Whether you’re someone who buys clothes as a necessity or someone who approaches it as a
fashionable hobby, there must have been a point when you wondered about the process involved in the
making of our clothes. How are such fabrics made, for example, from the simple and comfortable cotton to the luxurious silk?
The textile manufacturing process is a simple one to follow and in fact hasn’t changed much from how it was first developed. The most complex part are actually the machines used to streamline the entire
process, making it more efficient and allowing the resulting swaths of fabric to meet industry standards.
Let’s take a look at the most basic textile manufacturing process, from start to finish.
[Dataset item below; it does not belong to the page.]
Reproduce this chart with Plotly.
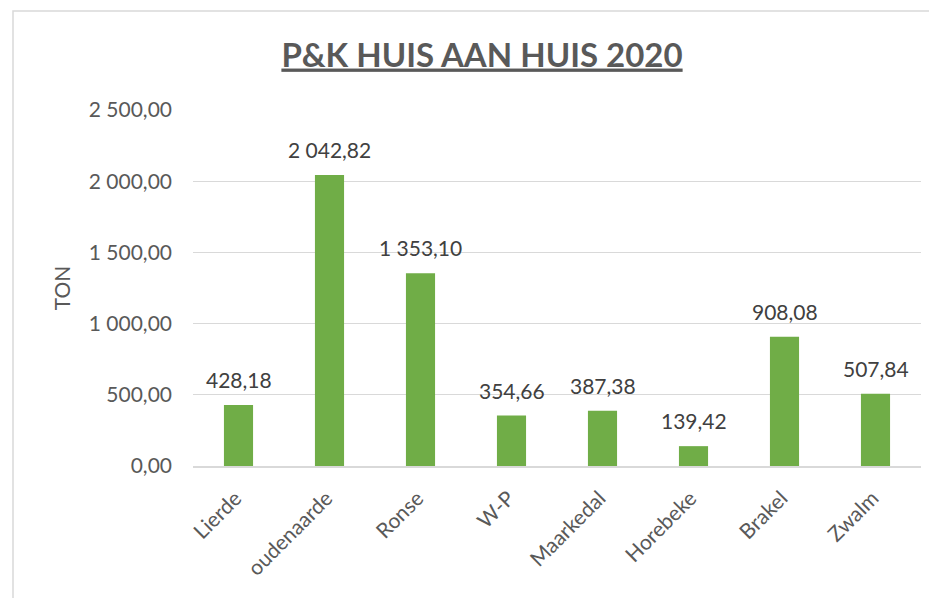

Fiber Production as a part of Textile Manufacturing
Textile Manufacturing begins with the creation of the fibers. All textiles, no matter the texture, quality,
color, or finish, are made up of fibers. The arrangement of these fibers is how we get different types of
textiles. The source of the raw materials used in making the fiber can also affect the final product. Some examples of fiber material sources include cotton, sheep wool, and silkworm cocoons.
Whatever the fiber material, the production process is typically as follows: the gathering of raw
material, the cleaning and purging of its impurities, the separation into fibers (known as carding and
performed by carding machines), and finally, the straightening and rolling of the fibers into tubes.
Sometimes, the fibers are put through a process known as combing, which removes shorter or frayed
fibers, resulting in stronger strands.
Once the fibers have been made, they are then spun into yarn. This process involves the usage of
spinning machines, which twist the fibers into tight and cohesive threads that are strong enough to be
woven into fabric. There are many variants of this method, with some of them resulting in a finer,
stronger, or coarser thread of yarn as desired.
Depending on the method used, the yarn may undergo additional steps like plying, where completed
yarns are twisted together to create an even thicker thread. Gassing is another example, wherein the
yarn is quickly passed through very hot gases in order to burn off frayed or projecting fibers. This makes the finished yarn rounder, smoother, and appear brighter.
After enough yarn has been manufactured, the next step is to create the fabric or textile itself. Like yarn
production, this process can be performed through various methods. Two of the most popular methods
are knitting or weaving. Whatever method is applied, machinery once again plays a heavy role. Some of
the more important machinery in this process include the previously mentioned winding machines,
which winds the freshly processed yarn onto the bobbins of mechanized weaving machines called power looms. The bobbins are basically containers for the yarn that the loom uses to weave fabric, so the winding machine has to ensure that there is an adequate supply of yarn spun onto each bobbin. A
failure in this particular aspect of fabric production can result in a flawed or substandard product.
Treatment and Finishing Touches
Once the fabric or textile has been made, it can undergo other procedures depending on the desired or
required final product. These procedures usually involve further cleaning and chemical treatments to
make it the fabric not only more presentable but also more durable and resistant to shrinkage. The
fabric may also be dyed in different colors or imprinted with designs or patterns, usually through screen
printing, transfer printing, or digital printing.
While it’s easier to appreciate what is ultimately the final product — the clothes and clothing accessories themselves — it’s good to remember that these fashionable items won’t be possible without first making the fabrics. Through the steps mentioned above, various textiles, opening them to countless fashionable possibilities.